The achievements of Ruinart and Veuve Clicquot


In recent years, the popularity of rosé champagne has only kept rising. Much of the credit goes to its stylish color and its versatility for pairing with any type of food. But while it is considered a contemporary drink just right for modern times, rosé champagne was actually born some 200 years ago. The early pioneers of rosé are Ruinart and Veuve Clicquot, two houses based in Reims, France.

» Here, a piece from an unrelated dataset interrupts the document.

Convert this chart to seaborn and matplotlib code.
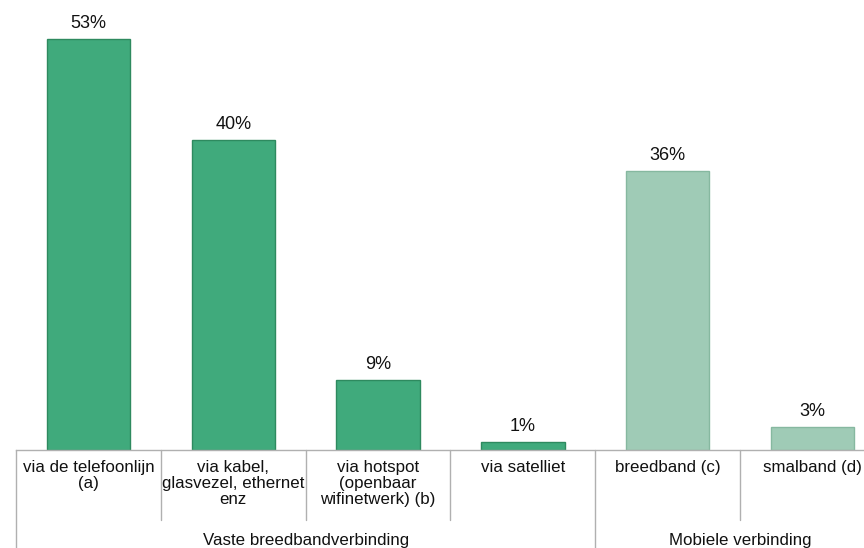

0508_2Ruinart, established in 1729, is the world’s oldest champagne house. Records indicate that it sent bottles of rosé to Strelitz (now Neustrelitz) in Germany as early as 1764. Today Ruinart makes a blended style of rosé with red wine added to champagne, but back then it was made using the Saignée method, which keeps the grape skins in contact with the wine during fermentation. Its color was described as Oeil de Perdrix, or “partridge’s eye.”

On the other hand, Veuve Clicquot, founded in 1772, is the pioneer of the blend style. The maison made great strides under Madame Clicquot, the widow of its second generation owner, creating a taste loved not only in France but also in the Tsar Court of Russia. Veuve Clicquot’s rosé made its debut in 1818. The new style of rosé champagne blended with red wine that Madame Clicquot created became a huge topic at the time.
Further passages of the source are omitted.